La precariedad se define como la situación que viven los trabajadores sujetos a condiciones por debajo del límite considerado como normal, especialmente cuando los ingresos económicos que se perciben por el trabajo no cubren las necesidades básicas de una persona.
Es común percibir dicho fenómeno en conversaciones intergeneracionales: nuestros padres o abuelos solían durar más tiempo en un mismo empleo, obtener prestaciones como seguridad social, cajas de ahorro o pensiones, y tener una sola fuente de ingreso que bastaba con satisfacer las necesidades básicas de su hogar.
Hoy, la realidad es distinta. Si bien al cierre de 2020 se mitigó, en parte, el efecto de la crisis sobre el mercado laboral, pues de los más de 12 millones de empleos perdidos en el primer mes de la pandemia, al cierre de 2020 se habían recuperado alrededor de 9 millones.
En los primeros tres meses de 2021 se agregó otro millón de puestos disponibles para la población que trabaja en el país. Las condiciones de empleo, sin embargo, no son las más deseables: en marzo, la recuperación consistió en su totalidad de empleos informales, y en al año que ha transcurrido desde la caída fatal provocada por el COVID-19, 94 de cada 100 trabajadores que han vuelto a salir a la calle y a las empresas (entre mayo 2020 y marzo 2021) lo han hecho sin un vínculo reconocido por la ley que les otorgue esos derechos y prestaciones que, cada vez más, parecen una cosa del pasado.

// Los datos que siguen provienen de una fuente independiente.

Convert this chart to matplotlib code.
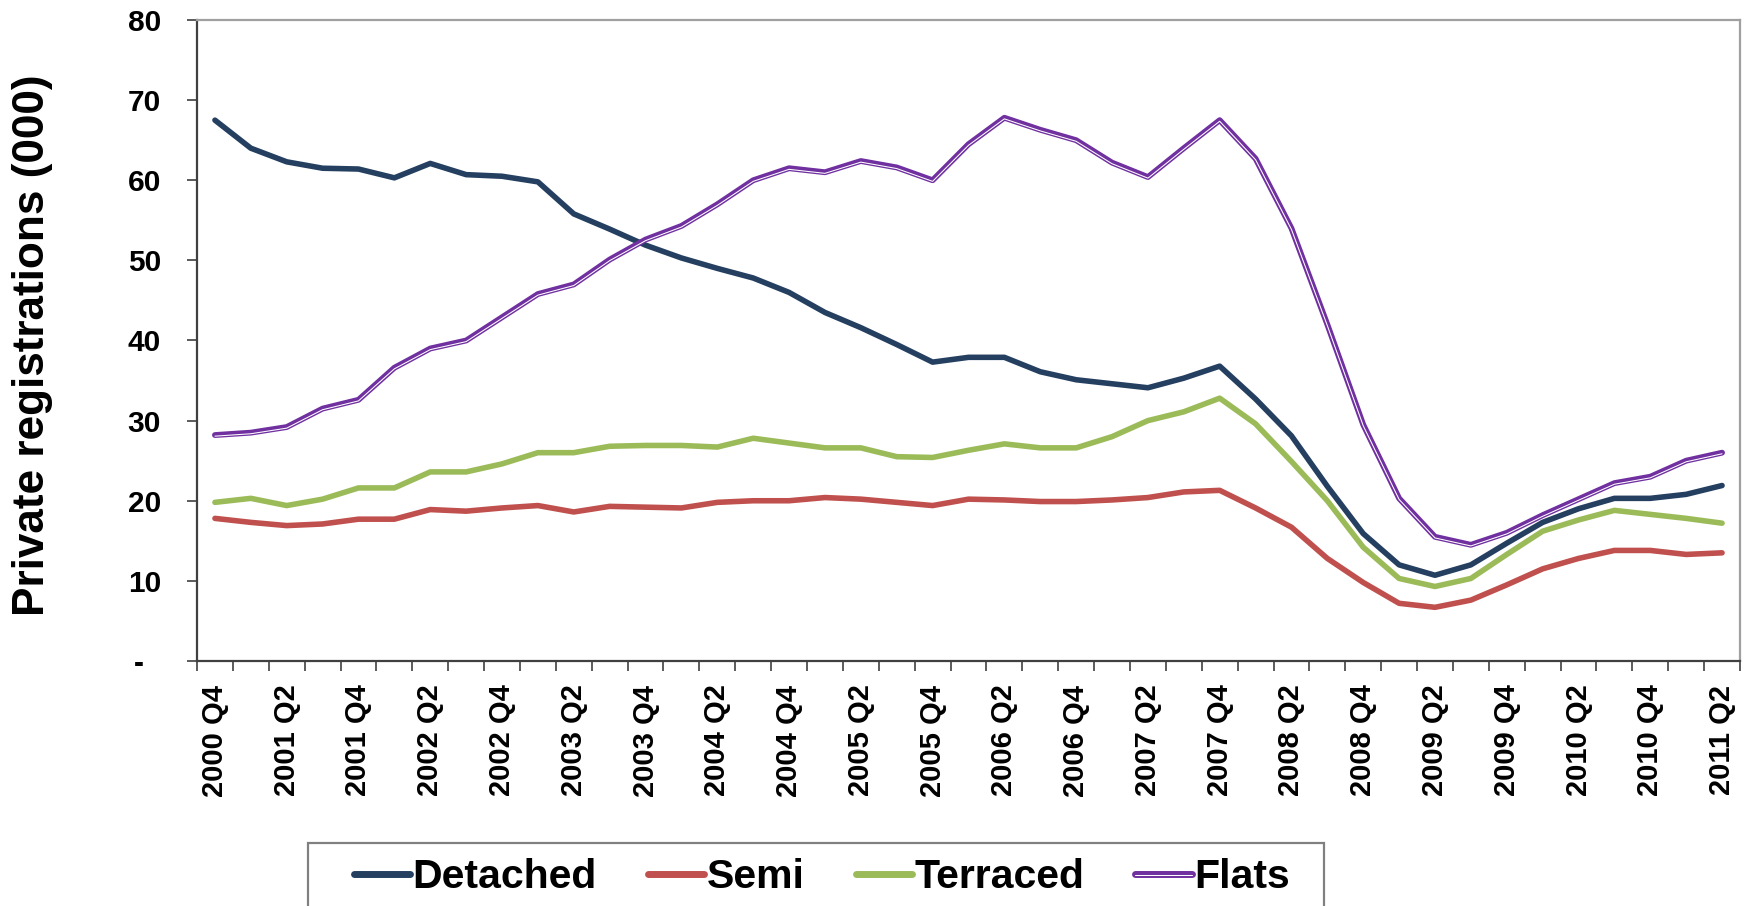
import matplotlib
matplotlib.use("Agg")
import matplotlib.pyplot as plt
import matplotlib.patheffects as pe
from matplotlib.patches import Rectangle
from matplotlib.ticker import FixedLocator, FuncFormatter

plt.rcParams['font.family'] = ['Liberation Sans', 'DejaVu Sans']
plt.rcParams['font.weight'] = 'bold'

# Quarterly periods, 2000 Q4 to 2011 Q2
quarters = []
for year in range(2000, 2012):
    for q in range(1, 5):
        if (year == 2000 and q < 4) or (year == 2011 and q > 2):
            continue
        quarters.append(f"{year} Q{q}")

# Private registrations (thousands) by dwelling type
detached = [67.5, 64.0, 62.3, 61.5, 61.4, 60.3, 62.1, 60.7, 60.5, 59.8,
            55.8, 53.9, 51.9, 50.3, 49.0, 47.8, 46.0, 43.5, 41.6, 39.5,
            37.3, 37.9, 37.9, 36.1, 35.1, 34.6, 34.1, 35.3, 36.8, 32.7,
            28.1, 21.8, 15.9, 12.0, 10.7, 12.0, 14.7, 17.3, 19.0, 20.3,
            20.3, 20.8, 21.9]
semi = [17.8, 17.3, 16.9, 17.1, 17.7, 17.7, 18.9, 18.7, 19.1, 19.4,
        18.6, 19.3, 19.2, 19.1, 19.8, 20.0, 20.0, 20.4, 20.2, 19.8,
        19.4, 20.2, 20.1, 19.9, 19.9, 20.1, 20.4, 21.1, 21.3, 19.1,
        16.7, 12.8, 9.8, 7.2, 6.7, 7.6, 9.5, 11.5, 12.8, 13.8,
        13.8, 13.3, 13.5]
terraced = [19.8, 20.3, 19.4, 20.2, 21.6, 21.6, 23.6, 23.6, 24.6, 26.0,
            26.0, 26.8, 26.9, 26.9, 26.7, 27.8, 27.2, 26.6, 26.6, 25.5,
            25.4, 26.3, 27.1, 26.6, 26.6, 28.0, 30.0, 31.1, 32.8, 29.6,
            24.9, 20.0, 14.2, 10.3, 9.3, 10.3, 13.3, 16.2, 17.6, 18.8,
            18.3, 17.8, 17.2]
flats = [28.2, 28.5, 29.2, 31.5, 32.6, 36.6, 39.0, 40.0, 42.9, 45.8,
         47.0, 50.1, 52.6, 54.3, 57.0, 60.0, 61.5, 61.0, 62.4, 61.6,
         60.0, 64.5, 67.8, 66.3, 65.0, 62.2, 60.4, 64.0, 67.5, 62.7,
         54.0, 42.0, 29.5, 20.3, 15.5, 14.5, 16.0, 18.2, 20.2, 22.2,
         23.0, 25.0, 26.0]

series_names = ["Detached", "Semi", "Terraced", "Flats"]
colors = ["#243F60", "#C0504D", "#9BBB59", "#7030A0"]

W, H = 1750, 906
fig = plt.figure(figsize=(W / 100, H / 100), dpi=100)
ax = fig.add_axes([197 / W, 1 - 661 / H, (1740 - 197) / W, (661 - 20) / H])

x = list(range(len(quarters)))
lw = 4.0
ax.plot(x, detached, color=colors[0], lw=lw, label=series_names[0], solid_capstyle='round')
ax.plot(x, semi, color=colors[1], lw=lw, label=series_names[1], solid_capstyle='round')
ax.plot(x, terraced, color=colors[2], lw=lw, label=series_names[2], solid_capstyle='round')
# Flats drawn as a purple double line with a thin white core set slightly low
ax.plot(x, flats, color=colors[3], lw=lw + 0.2, label=series_names[3], solid_capstyle='round',
        path_effects=[pe.Normal(),
                      pe.Stroke(offset=(0, -0.8), linewidth=0.75, foreground='white')])

ax.set_xlim(-0.5, len(quarters) - 0.5)
ax.set_ylim(0, 80)

# y axis
ax.set_yticks(range(0, 81, 10))
ax.yaxis.set_major_formatter(FuncFormatter(lambda v, p: "-  " if v == 0 else f"{int(v)}"))
ax.tick_params(axis='y', direction='out', length=7, width=1.2, color='#404040',
               labelsize=21.5, pad=19)

# x axis: tick marks between categories, labels on every other quarter
ax.xaxis.set_minor_locator(FixedLocator([i - 0.5 for i in range(len(quarters) + 1)]))
ax.set_xticks(x[::2])
ax.set_xticklabels(quarters[::2], rotation=90, fontsize=21, fontweight='bold')
ax.tick_params(axis='x', which='major', length=0, pad=17)
ax.tick_params(axis='x', which='minor', direction='out', length=7, width=1.2, color='#404040')

for side in ['left', 'bottom']:
    ax.spines[side].set_color('#404040')
    ax.spines[side].set_linewidth(1.6)
for side in ['top', 'right']:
    ax.spines[side].set_color('#A0A0A0')
    ax.spines[side].set_linewidth(1.6)

for lab in ax.get_yticklabels():
    lab.set_fontweight('bold')

fig.text(33 / W, 1 - 345 / H, "Private registrations (000)", rotation=90,
         ha='center', va='center', fontsize=31.8, fontweight='bold')

# Legend box, running off the bottom edge of the figure
fig.add_artist(Rectangle((308 / W, -0.05), (1324 - 308) / W, (906 - 843) / H + 0.05,
                         transform=fig.transFigure, facecolor='white',
                         edgecolor='#808080', linewidth=1.6, zorder=1))

leg = fig.legend(loc='center left', bbox_to_anchor=(354 / W, 1 - 877 / H),
                 ncol=4, fontsize=29.5, frameon=False,
                 handlelength=1.37, handletextpad=0.06, columnspacing=1.25,
                 borderpad=0, borderaxespad=0)
leg.set_zorder(2)
for line in leg.get_lines():
    line.set_linewidth(5.0)
for t in leg.get_texts():
    t.set_fontweight('bold')

fig.savefig("out.png", dpi=100, facecolor='white')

Hay otro indicador poco observado de la ENOE: la cantidad de trabajadores con condiciones críticas de ocupación. Éste se refiere a aquellas personas que trabajan menos de 35 horas a la semana, que trabajan más de 35 a la semana con ingresos mensuales inferiores al salario mínimo, o que labora más de 48 horas semanales con ingresos inferiores a dos salarios mínimos.